Dominant Species
- Dominant Species (first edition) box cover
- Years active: 2011, 2012, 2014 and 2018.
- Genres: Evolutionary Conflict
- Players: 2-6
- Playing time: 120–240 Min
- Chance: low

= Dominant Species (board game) =

2010 board game

Dominant Species is a 2010 competitive, area control board game published by GMT Games, designed by Chad Jensen. The game is an evolution-themed game in which players take on the role of broad categories of life: mammals, reptiles, birds, amphibians, arachnids, and insects in a world heading for the Ice Age.

== Game Play ==

The map is formed from hexagonal tiles in 7 terrain varieties (mountain, desert, forest, jungle, savannah, wetland or sea). Over the course of the game new tiles are added but also some are overlain with smaller tundra tiles. Each player has a player board and a number of species cubes, which the players aim to spread across the map. A key component in the game is the 6 Elements (grass, grub, meat, seed, sun, water), which can be both on the corners of tiles (representing supply) and on the players' boards (representing requirements) and also in the draw bag or action display. The better a species matches its requirements with the supply offered by the Elements on the tiles they occupy, the better it is doing. Also each player has action pawns which are used in a worker placement style in the action display section of the board.

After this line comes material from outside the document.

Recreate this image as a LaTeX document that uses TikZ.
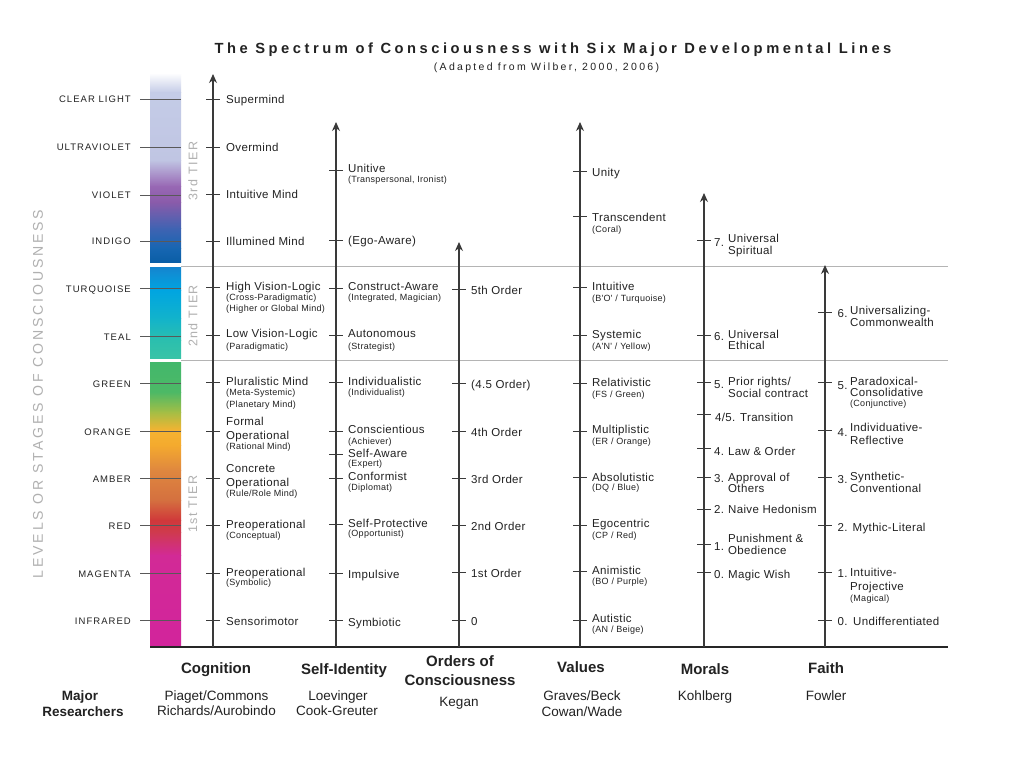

Each turn consists of three phases: Planning, Execution and Reset.

In the Planning phase players use their action pawns to claim a slot in the Execution phase.

In the Execution phase each action pawn does its action according to the slot it was placed in, starting at the top of the action display and working down. Each player gets a special ability based on their animal class. For example birds can move further in the migration stage; insects get a free speciation action and arachnids get a free competition action. Most of the Execution actions move Elements, tiles or species cubes in ways that help or hinder the players. However the two with most dramatic effects are Glaciation and Dominance. In the Glaciation action the player may change one tile to a much less hospitable tundra tile. This will remove species and possibly Elements from the board and also scores points. In the Dominance action the player selects one tile for a dominance check. Players score points based on how many cubes they have on the tile, but the player whose requirements are best met by the supply on that tile must choose and execute a dominance card from those available. For example, the intelligence dominance card will allow some players to get an extra action pawn.

Finally in the Reset phase endangered species (those zero of whose requirements are met) are removed, one player may score points for occupying the most tundra tiles and housekeeping is done on the action display.

The game ends at the end of the turn in which the Ice Age dominance card (always at the bottom of the deck) is played. Then the player with the most points wins.

== History ==

Dominant Species has won the following awards:
- 2011 Golden Geek Board Game of the Year Winner
- 2011 Golden Geek Best Strategy Board Game Winner

It has been reprinted in 2011, 2012, 2014 and 2018. As of 31 March 2021 Dominant Species is GMT's 3rd best top selling game, after Commands & Colors: Ancients and Twilight Struggle.

The artwork has been revamped. Joe Jones states that

Depending on which edition you buy, the artwork differs quite a bit. The original came in for a bit of bashing due to its rather dull appearance. Future releases changed this, meaning the artwork is now much fuller and more colorful, ....

GMT Games has ported the game to a digital format. A cards based version and a marine themed sequel have been produced.

== Reception ==

The New Scientist have listed Dominant Species as one of the "9 of the best board games to play for fans of science and tech".

According to Andrew Smith:
Dominant Species can be a mean, frustrating game of survival of fittest. But the game mechanisms are extremely streamlined, easy to teach, and fairly intuitive to understand.

The rule book is highly regarded as "as one of the gold standards" and "easily one of the best in the industry".

In a review of Dominant Species in Black Gate, Howard Andrew Jones said "The themes in some games seem tacked on as an afterthought, but that of Dominant Species is integral. It may be the finest science-themed game that I've ever played, and is certainly one of the better tactical games, with the added benefit that it does not play slowly."